In 2007, I started a venture fund to invest in women and people of colour in tech. I raised my seed capital, and then the recession happened. So I became a Senior Advisor for International Business and Marketing at the Mayor’s office. My primary focus was increasing exports in the United States; that was the Obama administration's number one job creation tool, because companies that export create jobs faster, are more successful, and they're more resilient, especially during the recession.
I soon realised that companies who were exporting - the majority of which were minority-owned - had no access to capital. Most of the SMBs in LA at the time were women and minority-owned. I decided to launch an impact fund, but I didn't want it to be concessionary. I’m fundamentally against a trade-off between impact and returns. I wanted the investment strategy to create the impact: it took me about three years to come up with that strategy.
Lift Off
In 2018, after we got another seed funder, we launched The 22 Fund. Our strategy is to invest in companies to increase their export capacity. It's a growth rather than venture fund, and our mission is job creation in underserved communities. The sector is tech-based or tech-enabled manufacturing because those are the clean jobs of the future. And these are quality jobs, because manufacturing companies that export pay higher wages and they're more likely to have healthcare.
The strategy was also chosen because it brings in people of colour (POC) businesses by default, but we are intentional about bringing in women-owned businesses. We don’t really have to search for them because they're in our networks: our network looks like us (the fund is 70% women at partner level). Trickle down economics actually works when you have women and POC who control where the money goes.
You need more women, especially women of colour, to get more women entrepreneurs and business owners funded. You need more women fund managers, and more women at the LP level, making capital allocation decisions. Because the system is primarily white males, women aren’t receiving capital at the same rates they’re entering the ecosystem.
Women as Investors
There is a lack of capital going to women-owned businesses, and a lack of women in venture. On the other side of the equation, women control most of the consumer discretionary spending around the world, and we're going through the largest transfer of wealth from men to women that we've ever seen. Yet very few women invest.
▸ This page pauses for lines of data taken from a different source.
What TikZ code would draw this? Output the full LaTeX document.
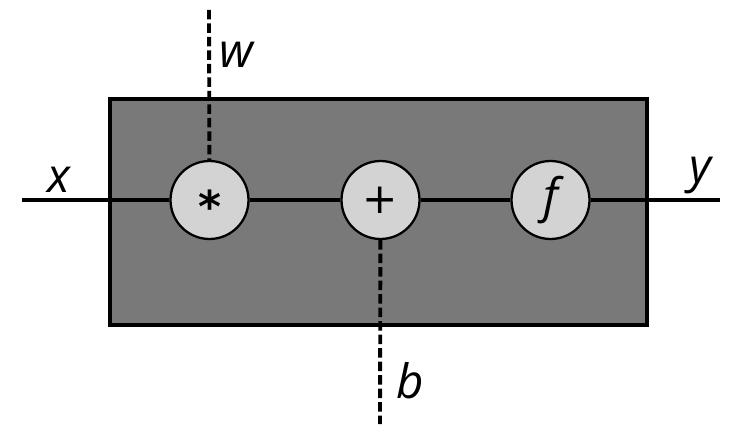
\documentclass[tikz,border=0pt]{standalone}
\usepackage{fontspec}
\setmainfont{Open Sans}
\newfontfamily\symfont{DejaVu Sans}
\tikzset{
  op/.style={circle,draw,line width=1.3pt,fill=opgray,minimum size=1.56cm,inner sep=0pt,
    font=\fontsize{27}{32}\selectfont},
  wire/.style={line width=2pt},
  biasline/.style={line width=2.2pt,dash pattern=on 0.19cm off 0.08cm},
  lbl/.style={anchor=base,inner sep=0pt,font=\fontsize{27}{32}\selectfont\itshape}
}
\definecolor{boxgray}{HTML}{797979}
\definecolor{opgray}{HTML}{D3D3D3}
\begin{document}
\begin{tikzpicture}[x=0.02cm,y=-0.02cm,line cap=butt]
  \useasboundingbox (0,0) rectangle (746,435);
  % the layer
  \node[draw,line width=2pt,fill=boxgray,minimum width=10.74cm,minimum height=4.52cm,inner sep=0pt]
    (layer) at (378.5,212) {};
  \coordinate (in) at (22,200);
  \coordinate (out) at (720,200);
  \coordinate (wtop) at (209,10);
  \coordinate (bbot) at (380,424);
  \node[op] (mul) at (209.5,200) {\fontsize{25}{30}\symfont\bfseries\smash{\raisebox{-0.52em}{*}}};
  \node[op] (add) at (380.5,200) {\fontsize{24}{30}\symfont +};
  \node[op] (act) at (550.5,200) {\itshape f};
  \draw[wire] (in) -- (mul) -- (add) -- (act) -- (out);
  \draw[biasline] (wtop) -- (mul);
  \draw[biasline] (add) -- (bbot);
  \node[lbl] (xl) at (59,193) {x};
  \node[lbl] (wl) at (236,68) {w};
  \node[lbl] (yl) at (700,183) {y};
  \node[lbl] (bl) at (410,398) {b};
\end{tikzpicture}
\end{document}
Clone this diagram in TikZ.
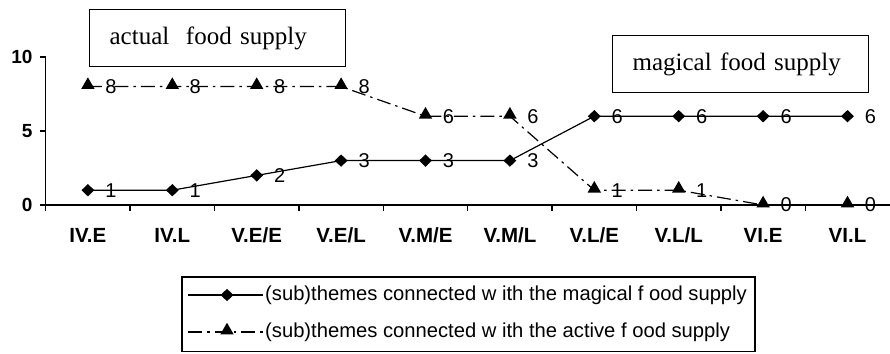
\documentclass[tikz,border=0pt]{standalone}
\usepackage{fontspec}
\setmainfont{Liberation Serif}
\setsansfont{Liberation Sans}
\usepackage{tikz}
\usetikzlibrary{shapes.geometric,positioning}

\begin{document}
\begin{tikzpicture}[x=84.4pt, y=14.8pt,
    diam/.style={shape=diamond, fill, inner sep=0pt, minimum width=13pt, minimum height=12.5pt},
    tri/.style={shape=regular polygon, regular polygon sides=3, fill, inner sep=0pt, minimum size=15.5pt, yshift=1.5pt},
    val/.style={font=\sffamily\fontsize{20}{20}\selectfont, inner sep=0pt},
    cat/.style={font=\sffamily\bfseries\fontsize{20.5}{20.5}\selectfont, inner sep=0pt},
    ynum/.style={font=\sffamily\bfseries\fontsize{19}{19}\selectfont, inner sep=0pt, anchor=east},
    dashdot/.style={dash pattern=on 14pt off 5pt on 2.5pt off 5pt},
    textbox/.style={draw, line width=1.2pt, anchor=north west, minimum width=256pt, minimum height=57pt,
      inner xsep=20pt, text width=216pt, align=left, font=\fontsize{25}{25}\selectfont},
    legtext/.style={anchor=west, inner sep=0pt, font=\sffamily\fontsize{20.2}{20.2}\selectfont}]
    \useasboundingbox (-45.7pt,-148pt) rectangle (844.3pt,205pt);

    % axes
    \draw[line width=1.3pt] (0,10) -- (0,0) -- (10,0);
    \foreach \y in {0,5,10}
      \draw[line width=1.3pt] (0,\y) -- (-6pt,\y);
    \foreach \x in {0,...,9}
      \draw[line width=1.3pt] (\x,0) -- ([yshift=-6pt]\x,0);
    \node[ynum] (y10) at ([xshift=-13pt]0,10) {10};
    \node[ynum] (y5) at ([xshift=-13pt]0,5) {5};
    \node[ynum] (y0) at ([xshift=-13pt]0,0) {0};
    \foreach \c [count=\i] in {IV.E,IV.L,V.E/E,V.E/L,V.M/E,V.M/L,V.L/E,V.L/L,VI.E,VI.L}
      \node[cat] (c\i) at ([yshift=-30pt]\i-0.5,0) {\c};

    % data points
    \foreach \v [count=\i] in {1,1,2,3,3,3,6,6,6,6}
      \coordinate (m\i) at (\i-0.5,\v);
    \foreach \v [count=\i] in {8,8,8,8,6,6,1,1,0,0}
      \coordinate (a\i) at (\i-0.5,\v);

    \draw[line width=1.2pt] (m1) \foreach \i in {2,...,10} {-- (m\i)};
    \draw[line width=1.2pt, dashdot] (a1) \foreach \i in {2,...,10} {-- (a\i)};

    \foreach \v [count=\i] in {1,1,2,3,3,3,6,6,6,6} {
      \node[diam] (md\i) at (m\i) {};
      \node[val] (mv\i) at ([xshift=23pt]m\i) {\v};
    }
    \foreach \v [count=\i] in {8,8,8,8,6,6,1,1,0,0} {
      \node[tri] (at\i) at (a\i) {};
      \node[val] (av\i) at ([xshift=23pt]a\i) {\v};
    }

    % text boxes
    \node[textbox] (actual) at (43.3pt,196pt) {actual\ \ food supply};
    \node[textbox] (magical) at (566.3pt,170pt) {magical food supply};

    % legend
    \draw[line width=1.2pt] (136.3pt,-72pt) rectangle (709.3pt,-146.5pt);
    \coordinate (l1a) at (142.3pt,-90pt);
    \coordinate (l1b) at (217.3pt,-90pt);
    \coordinate (l2a) at (142.3pt,-127pt);
    \coordinate (l2b) at (217.3pt,-127pt);
    \draw[line width=1.2pt] (l1a) -- (l1b);
    \draw[line width=1.2pt, dashdot] (l2a) -- (l2b);
    \node[diam] (lm) at (181.3pt,-90pt) {};
    \node[tri] (la) at (181.3pt,-127pt) {};
    \node[legtext] (lt1) at (219.3pt,-90pt) {(sub)themes connected w ith the magical f ood supply};
    \node[legtext] (lt2) at (219.3pt,-127pt) {(sub)themes connected w ith the active f ood supply};
\end{tikzpicture}
\end{document}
If they're investing they're passive investors through a 401k plan or retirement plan, or they have a wealth advisor that tells them where their money is going to go.
Growing women's wealth is crucial to changing the world. And that's women at every economic level. There's plenty of initiatives trying to bring more women entrepreneurs and more women professionals, investors, like angel investors and wealth managers and fund managers. But no one is speaking to ordinary women all over the world about the power of their money.
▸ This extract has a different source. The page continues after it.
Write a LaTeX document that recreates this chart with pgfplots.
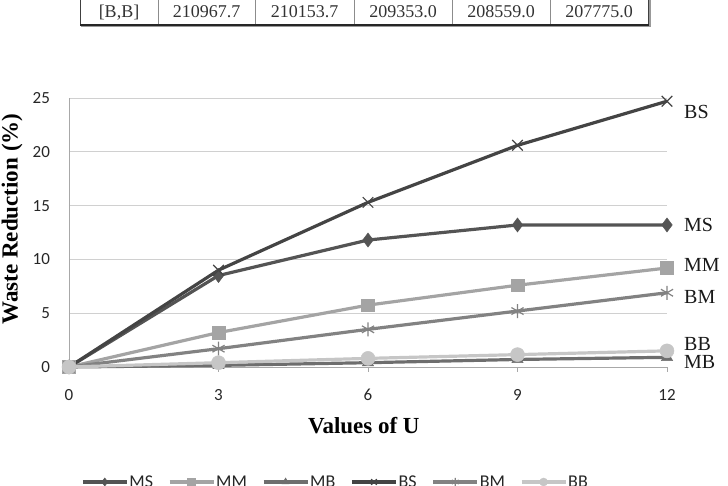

That's why we started We Are Enough - to educate women at every economic level how and why to invest in women-owned businesses or with a gender lens on the public markets. We're launching a three year campaign to activate 3 million women to invest 3% of whatever budget they want to find in women-owned businesses or with a gender lens. If we get an average of $1000, including women in frontier and emerging markets, we'll move $3 billion toward women in three years. By that time, we want to have put ourselves out of business: women will say "We got this. We don't need you educating us anymore."
Beyond Silos
The world of impact and philanthropy are so siloed around their areas of interest. Gender lens investing is in a kind of silo, and within that you’re starting to get these other buckets around climate change and gender-based violence. But gender lens investing, like racial equity investing, runs horizontally across all silos and areas. Gender lens investing helps equalise education, it changes the climate crisis, it deals with gendered violence. Investing with a gender lens impacts everything.
I'm hoping more people can start to make these connections - because the path to changing the world is through women and growing their wealth. Full stop.